### Rows from a dataset of charts and code:
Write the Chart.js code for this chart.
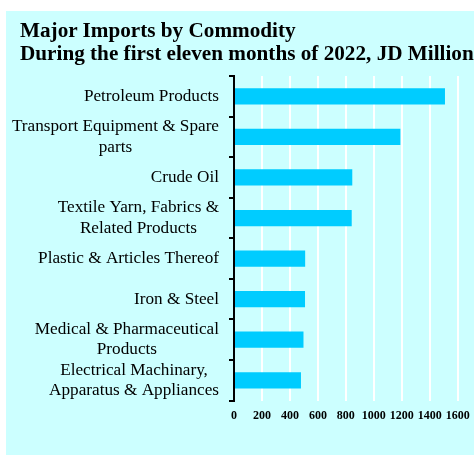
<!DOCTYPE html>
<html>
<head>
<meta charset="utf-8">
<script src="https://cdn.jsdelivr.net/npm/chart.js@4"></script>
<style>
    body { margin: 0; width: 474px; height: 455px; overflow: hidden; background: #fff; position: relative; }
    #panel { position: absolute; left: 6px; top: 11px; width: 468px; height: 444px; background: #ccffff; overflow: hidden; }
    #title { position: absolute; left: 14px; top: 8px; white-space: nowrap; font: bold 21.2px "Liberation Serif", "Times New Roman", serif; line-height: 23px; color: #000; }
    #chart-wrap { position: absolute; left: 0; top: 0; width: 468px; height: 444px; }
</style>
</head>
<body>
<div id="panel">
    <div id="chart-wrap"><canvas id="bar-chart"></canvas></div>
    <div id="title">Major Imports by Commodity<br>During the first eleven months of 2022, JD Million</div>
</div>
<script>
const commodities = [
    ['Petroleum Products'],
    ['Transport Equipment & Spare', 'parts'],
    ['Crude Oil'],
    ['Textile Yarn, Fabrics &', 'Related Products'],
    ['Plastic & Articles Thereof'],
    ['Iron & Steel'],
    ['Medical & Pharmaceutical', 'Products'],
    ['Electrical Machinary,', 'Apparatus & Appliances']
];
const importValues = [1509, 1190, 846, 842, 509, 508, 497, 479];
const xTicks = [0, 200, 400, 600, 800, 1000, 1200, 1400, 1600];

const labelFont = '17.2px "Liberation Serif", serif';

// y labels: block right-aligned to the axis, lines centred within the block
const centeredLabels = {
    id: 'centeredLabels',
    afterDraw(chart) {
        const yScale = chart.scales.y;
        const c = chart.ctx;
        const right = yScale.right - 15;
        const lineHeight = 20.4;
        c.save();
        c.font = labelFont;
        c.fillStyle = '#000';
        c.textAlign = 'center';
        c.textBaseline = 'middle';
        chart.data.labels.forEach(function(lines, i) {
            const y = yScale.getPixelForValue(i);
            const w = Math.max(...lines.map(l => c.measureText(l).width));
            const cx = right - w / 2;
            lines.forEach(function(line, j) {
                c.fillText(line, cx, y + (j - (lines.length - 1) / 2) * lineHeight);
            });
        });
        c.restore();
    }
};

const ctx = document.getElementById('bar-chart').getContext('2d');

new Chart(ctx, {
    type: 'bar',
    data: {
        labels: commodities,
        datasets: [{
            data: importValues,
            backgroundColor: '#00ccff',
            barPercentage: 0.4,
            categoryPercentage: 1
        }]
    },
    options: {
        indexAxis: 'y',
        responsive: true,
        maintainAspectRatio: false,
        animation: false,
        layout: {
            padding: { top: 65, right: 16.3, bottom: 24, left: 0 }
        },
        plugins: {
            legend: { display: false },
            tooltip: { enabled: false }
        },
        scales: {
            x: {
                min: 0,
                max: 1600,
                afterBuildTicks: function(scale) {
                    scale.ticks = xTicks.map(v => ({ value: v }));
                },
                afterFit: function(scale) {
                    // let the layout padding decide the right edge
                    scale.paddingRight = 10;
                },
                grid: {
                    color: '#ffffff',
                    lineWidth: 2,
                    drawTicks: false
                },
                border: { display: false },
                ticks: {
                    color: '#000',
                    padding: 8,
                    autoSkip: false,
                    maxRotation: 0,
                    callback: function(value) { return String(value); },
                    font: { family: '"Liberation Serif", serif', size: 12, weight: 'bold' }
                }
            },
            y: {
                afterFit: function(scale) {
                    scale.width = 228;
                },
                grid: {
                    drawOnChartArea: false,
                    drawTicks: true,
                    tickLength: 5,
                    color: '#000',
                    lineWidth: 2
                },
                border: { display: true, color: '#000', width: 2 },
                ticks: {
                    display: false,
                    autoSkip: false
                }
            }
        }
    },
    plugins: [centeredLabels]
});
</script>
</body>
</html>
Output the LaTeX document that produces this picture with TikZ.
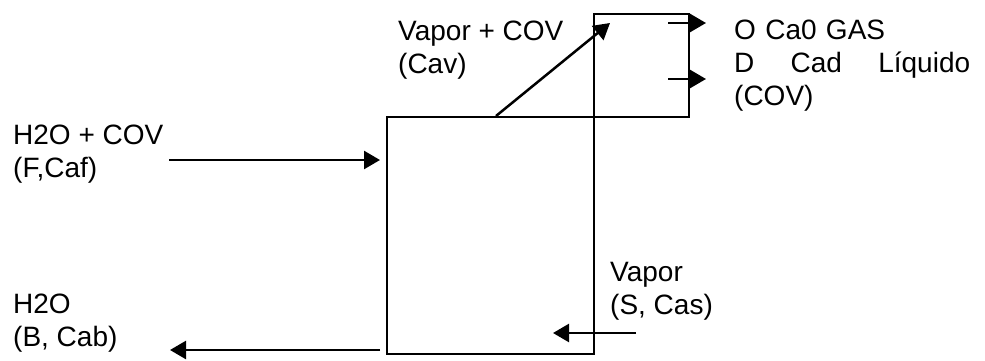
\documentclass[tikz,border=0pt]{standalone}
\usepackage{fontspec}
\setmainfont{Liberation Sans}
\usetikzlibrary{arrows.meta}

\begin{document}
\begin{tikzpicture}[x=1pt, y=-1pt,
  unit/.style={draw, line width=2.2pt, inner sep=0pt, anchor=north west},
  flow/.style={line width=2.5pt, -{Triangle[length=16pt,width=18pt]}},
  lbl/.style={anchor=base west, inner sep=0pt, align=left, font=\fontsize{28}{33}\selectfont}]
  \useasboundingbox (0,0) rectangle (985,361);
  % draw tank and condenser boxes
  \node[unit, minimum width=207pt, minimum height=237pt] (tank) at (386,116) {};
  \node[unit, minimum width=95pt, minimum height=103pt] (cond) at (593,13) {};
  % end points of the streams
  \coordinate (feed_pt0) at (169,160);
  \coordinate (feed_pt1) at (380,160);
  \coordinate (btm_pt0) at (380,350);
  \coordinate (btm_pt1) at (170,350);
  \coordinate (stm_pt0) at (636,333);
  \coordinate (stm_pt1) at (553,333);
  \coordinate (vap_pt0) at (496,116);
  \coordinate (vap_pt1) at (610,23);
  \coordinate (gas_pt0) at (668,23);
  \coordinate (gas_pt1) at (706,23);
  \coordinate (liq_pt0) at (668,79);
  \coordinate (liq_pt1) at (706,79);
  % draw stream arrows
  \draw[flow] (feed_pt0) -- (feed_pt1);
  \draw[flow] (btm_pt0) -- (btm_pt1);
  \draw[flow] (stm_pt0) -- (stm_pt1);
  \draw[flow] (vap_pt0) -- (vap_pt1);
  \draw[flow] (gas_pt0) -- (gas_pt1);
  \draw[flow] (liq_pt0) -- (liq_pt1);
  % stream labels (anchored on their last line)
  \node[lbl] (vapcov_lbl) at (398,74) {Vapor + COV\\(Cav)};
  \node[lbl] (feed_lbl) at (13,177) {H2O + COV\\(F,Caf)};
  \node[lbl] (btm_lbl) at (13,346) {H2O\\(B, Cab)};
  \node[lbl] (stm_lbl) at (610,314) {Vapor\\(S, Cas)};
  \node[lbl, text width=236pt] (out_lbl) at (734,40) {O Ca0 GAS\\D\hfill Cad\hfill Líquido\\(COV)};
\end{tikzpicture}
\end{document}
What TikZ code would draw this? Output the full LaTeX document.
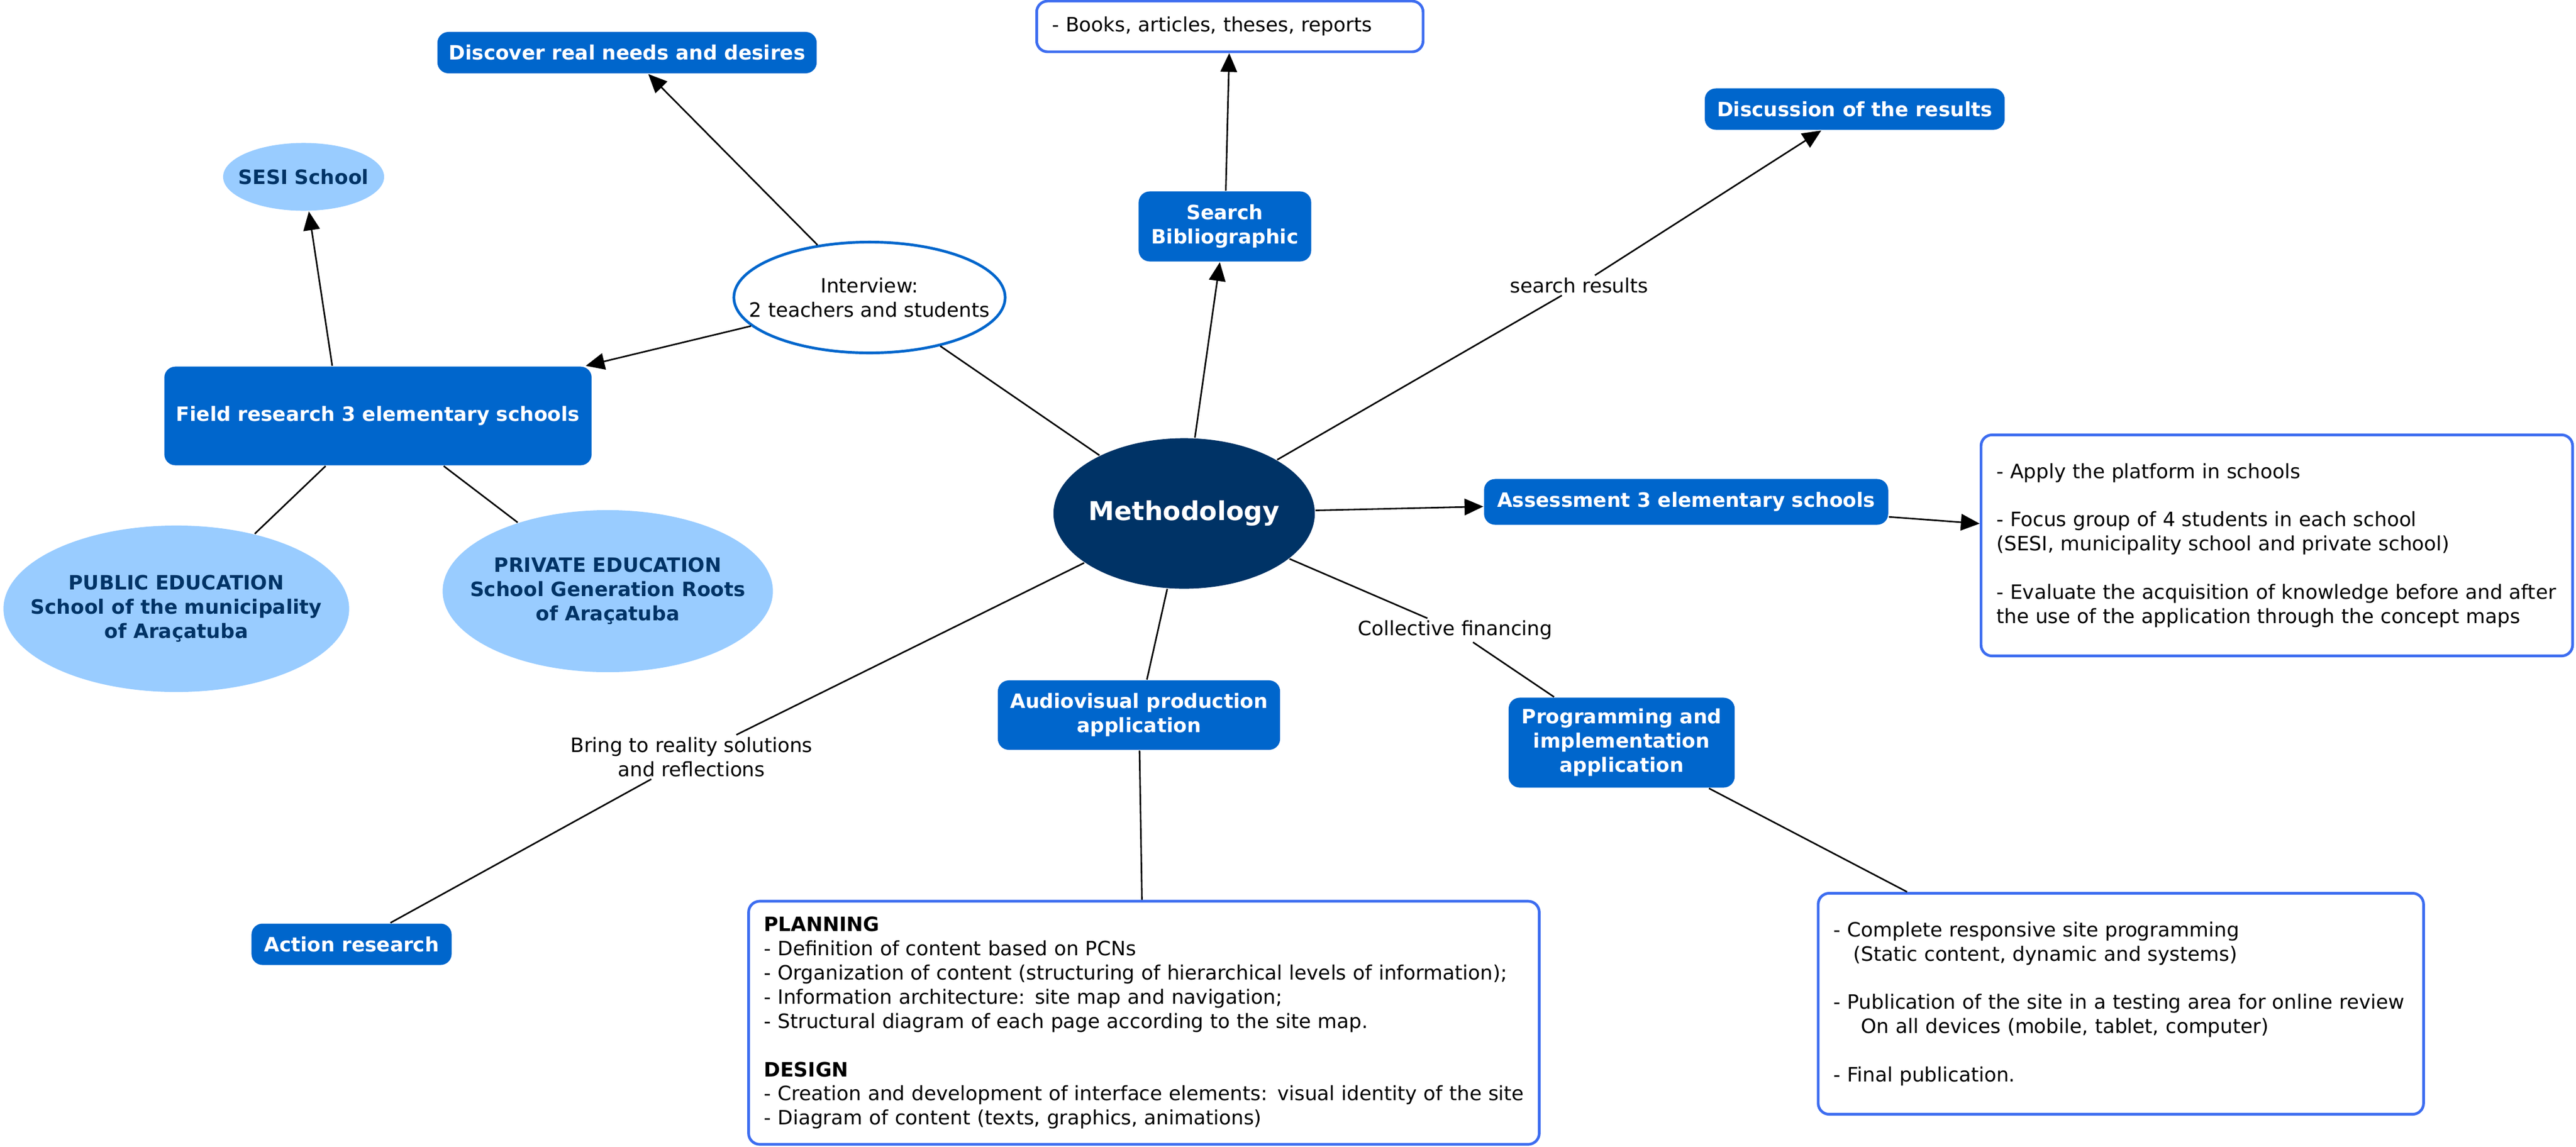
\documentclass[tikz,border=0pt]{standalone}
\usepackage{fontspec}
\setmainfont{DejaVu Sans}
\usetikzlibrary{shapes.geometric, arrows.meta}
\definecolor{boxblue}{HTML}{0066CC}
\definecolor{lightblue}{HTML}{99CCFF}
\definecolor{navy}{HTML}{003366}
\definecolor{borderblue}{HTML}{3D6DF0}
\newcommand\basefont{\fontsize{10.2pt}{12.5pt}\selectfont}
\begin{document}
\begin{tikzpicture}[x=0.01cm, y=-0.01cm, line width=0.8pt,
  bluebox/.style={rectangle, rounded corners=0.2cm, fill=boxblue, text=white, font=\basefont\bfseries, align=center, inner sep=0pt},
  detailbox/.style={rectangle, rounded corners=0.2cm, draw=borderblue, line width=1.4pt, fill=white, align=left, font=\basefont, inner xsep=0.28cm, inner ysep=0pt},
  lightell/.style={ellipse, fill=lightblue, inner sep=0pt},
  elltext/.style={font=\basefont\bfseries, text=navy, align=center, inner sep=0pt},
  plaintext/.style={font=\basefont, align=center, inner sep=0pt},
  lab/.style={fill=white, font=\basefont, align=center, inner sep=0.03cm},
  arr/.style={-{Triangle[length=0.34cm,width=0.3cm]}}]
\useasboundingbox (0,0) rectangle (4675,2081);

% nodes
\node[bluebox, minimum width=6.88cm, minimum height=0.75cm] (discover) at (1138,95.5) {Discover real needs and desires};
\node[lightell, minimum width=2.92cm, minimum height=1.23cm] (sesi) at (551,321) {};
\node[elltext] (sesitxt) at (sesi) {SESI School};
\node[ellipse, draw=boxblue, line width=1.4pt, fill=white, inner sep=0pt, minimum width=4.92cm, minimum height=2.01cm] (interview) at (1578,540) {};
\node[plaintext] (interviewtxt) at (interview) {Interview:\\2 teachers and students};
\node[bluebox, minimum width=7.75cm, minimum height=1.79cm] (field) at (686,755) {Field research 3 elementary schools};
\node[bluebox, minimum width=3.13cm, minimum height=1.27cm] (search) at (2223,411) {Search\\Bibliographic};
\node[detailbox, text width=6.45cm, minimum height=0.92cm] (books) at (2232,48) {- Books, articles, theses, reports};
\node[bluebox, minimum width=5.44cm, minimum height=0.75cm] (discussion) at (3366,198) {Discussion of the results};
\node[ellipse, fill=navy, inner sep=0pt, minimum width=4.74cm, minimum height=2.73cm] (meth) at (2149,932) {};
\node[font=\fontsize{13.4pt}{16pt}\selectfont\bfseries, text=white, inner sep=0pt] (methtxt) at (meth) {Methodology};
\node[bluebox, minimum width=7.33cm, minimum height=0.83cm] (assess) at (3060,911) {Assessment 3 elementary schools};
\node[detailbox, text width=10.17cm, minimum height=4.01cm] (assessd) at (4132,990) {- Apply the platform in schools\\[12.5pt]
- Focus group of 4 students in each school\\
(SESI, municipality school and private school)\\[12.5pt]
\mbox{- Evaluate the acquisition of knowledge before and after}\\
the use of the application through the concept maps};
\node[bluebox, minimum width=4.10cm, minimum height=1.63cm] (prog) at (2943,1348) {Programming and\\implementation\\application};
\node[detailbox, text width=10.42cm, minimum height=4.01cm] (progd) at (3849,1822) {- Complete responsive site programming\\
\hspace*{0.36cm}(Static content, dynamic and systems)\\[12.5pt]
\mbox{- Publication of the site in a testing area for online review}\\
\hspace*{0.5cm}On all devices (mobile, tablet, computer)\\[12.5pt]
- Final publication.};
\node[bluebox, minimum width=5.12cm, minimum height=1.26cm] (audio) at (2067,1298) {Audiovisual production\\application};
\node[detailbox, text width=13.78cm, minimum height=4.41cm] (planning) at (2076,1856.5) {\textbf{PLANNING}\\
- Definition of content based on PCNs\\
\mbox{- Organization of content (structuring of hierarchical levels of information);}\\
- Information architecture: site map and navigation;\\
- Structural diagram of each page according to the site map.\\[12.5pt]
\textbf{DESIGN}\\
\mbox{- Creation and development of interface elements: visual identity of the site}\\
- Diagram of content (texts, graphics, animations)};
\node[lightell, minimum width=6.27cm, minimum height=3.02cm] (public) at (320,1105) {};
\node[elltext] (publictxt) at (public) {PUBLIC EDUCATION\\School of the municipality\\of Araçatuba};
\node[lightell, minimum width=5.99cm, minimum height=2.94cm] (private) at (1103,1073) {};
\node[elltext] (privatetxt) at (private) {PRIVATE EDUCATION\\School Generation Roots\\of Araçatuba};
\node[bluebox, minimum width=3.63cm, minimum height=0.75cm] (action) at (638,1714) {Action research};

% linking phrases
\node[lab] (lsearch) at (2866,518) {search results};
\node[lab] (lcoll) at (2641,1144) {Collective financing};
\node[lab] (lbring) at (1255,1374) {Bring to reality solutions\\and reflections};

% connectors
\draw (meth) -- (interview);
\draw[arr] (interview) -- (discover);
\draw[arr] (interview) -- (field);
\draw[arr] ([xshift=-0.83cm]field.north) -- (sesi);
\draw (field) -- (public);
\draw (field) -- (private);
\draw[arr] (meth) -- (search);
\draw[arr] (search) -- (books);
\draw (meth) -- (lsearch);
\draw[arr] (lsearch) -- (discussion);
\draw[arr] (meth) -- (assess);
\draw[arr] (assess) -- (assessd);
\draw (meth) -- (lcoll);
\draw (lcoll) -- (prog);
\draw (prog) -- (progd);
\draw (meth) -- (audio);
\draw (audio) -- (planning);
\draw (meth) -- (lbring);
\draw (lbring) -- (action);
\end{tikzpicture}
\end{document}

### WHAT IS REQUIRED:
Repeat the listing above from its first line through the line that contains "const labelFont = '17.2px", both included, and nothing more. Drop the pictures.

### RESULT:
Write the Chart.js code for this chart.
<!DOCTYPE html>
<html>
<head>
<meta charset="utf-8">
<script src="https://cdn.jsdelivr.net/npm/chart.js@4"></script>
<style>
    body { margin: 0; width: 474px; height: 455px; overflow: hidden; background: #fff; position: relative; }
    #panel { position: absolute; left: 6px; top: 11px; width: 468px; height: 444px; background: #ccffff; overflow: hidden; }
    #title { position: absolute; left: 14px; top: 8px; white-space: nowrap; font: bold 21.2px "Liberation Serif", "Times New Roman", serif; line-height: 23px; color: #000; }
    #chart-wrap { position: absolute; left: 0; top: 0; width: 468px; height: 444px; }
</style>
</head>
<body>
<div id="panel">
    <div id="chart-wrap"><canvas id="bar-chart"></canvas></div>
    <div id="title">Major Imports by Commodity<br>During the first eleven months of 2022, JD Million</div>
</div>
<script>
const commodities = [
    ['Petroleum Products'],
    ['Transport Equipment & Spare', 'parts'],
    ['Crude Oil'],
    ['Textile Yarn, Fabrics &', 'Related Products'],
    ['Plastic & Articles Thereof'],
    ['Iron & Steel'],
    ['Medical & Pharmaceutical', 'Products'],
    ['Electrical Machinary,', 'Apparatus & Appliances']
];
const importValues = [1509, 1190, 846, 842, 509, 508, 497, 479];
const xTicks = [0, 200, 400, 600, 800, 1000, 1200, 1400, 1600];

const labelFont = '17.2px "Liberation Serif", serif';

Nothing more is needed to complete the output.